LBC Wise Counsel

The biggest difference we ever make…

August 7, 2024

I was once told with cold detachment, by a senior colleague with a generation of experience more than mine, that I was the biggest recruitment mistake the firm had ever made.

I left her office a few seconds later unable to speak, pale with anxiety. I walked down some stairs, through the office front entrance, then onto the pavement, walking faster and faster and faster. Then, when I felt I was far enough away and would not be seen or heard by other colleagues, I balled my eyes out. I was a trainee lawyer, barely a year into his professional career, labelled a spectacular failure.

I have never been someone who found things easy and so my confidence has always been capable of wandering off and leaving me behind. I cannot now recall very much about what happened next, but I know I felt that I had let my family down and that I had been a fool ever to think I could be a lawyer.

I am sometimes told that I was brave to leave my General Counsel career behind to start a business when there was no established market, with no finance behind me and no clients lined up to get started. In all honesty, the bravest decision of my career was going back into work that day in 1986 and facing my overwhelming insecurity and the partner who didn’t want me to be there.

I am now 57 years old, but as I type these words I can feel a sadness descend thinking about that time 33 years ago when a very vulnerable and lonely lad just needed someone to believe in him.
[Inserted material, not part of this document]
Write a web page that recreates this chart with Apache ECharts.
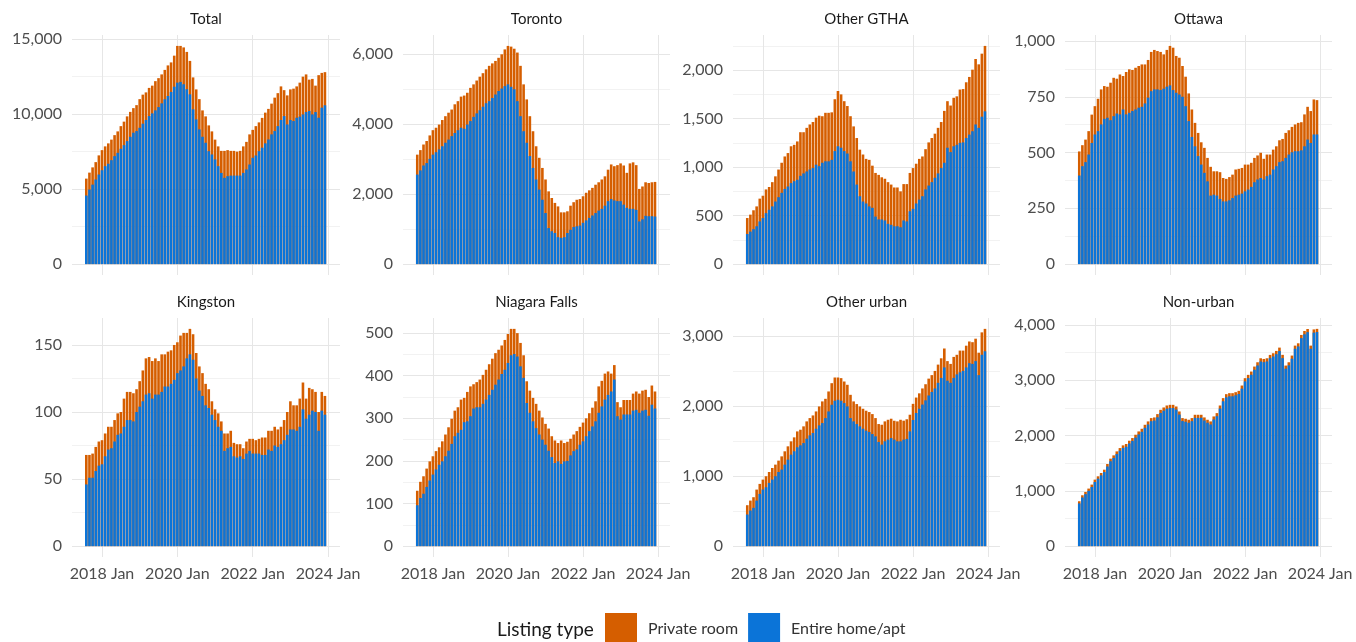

Today however is a lifetime away and I am able to reflect on nearly 19 years of running a business that has the enormous privilege of working with some of the most extraordinarily talented people in our most extraordinary profession. My golden rule is “only work with nice people” and in large part, I realise, this is an echo of something that happened to me a long, long time ago. We must never, ever, underestimate the impact we have on people around us.

We are all given to some level of vanity and perhaps at some point we will all think about our legacy. What have we achieved? What are the deals, projects, products, acquisitions or sales that have our name on them? I would never want to diminish these things, they can be precious, but for all that these things matter in the moment, in 33 years time you will not be remembered for any of it. Not a bloody thing.

It is entirely possible however, that you will be remembered for the difference you made to the people who worked with you.

You can be a person who will never be forgotten. You can change people’s lives. You can influence whole families. You can be someone who has the most profound and extraordinary influence. I will be frank with you, I do not give a flying fuck for the deals you do, but I do care with all my heart that you are a force for good.

Never be the person who has the privilege of influence who is then either indifferent to your opportunity or who uses it to undermine others.

Your true legacy will rest in the memories of your colleagues. Place yourself there with care.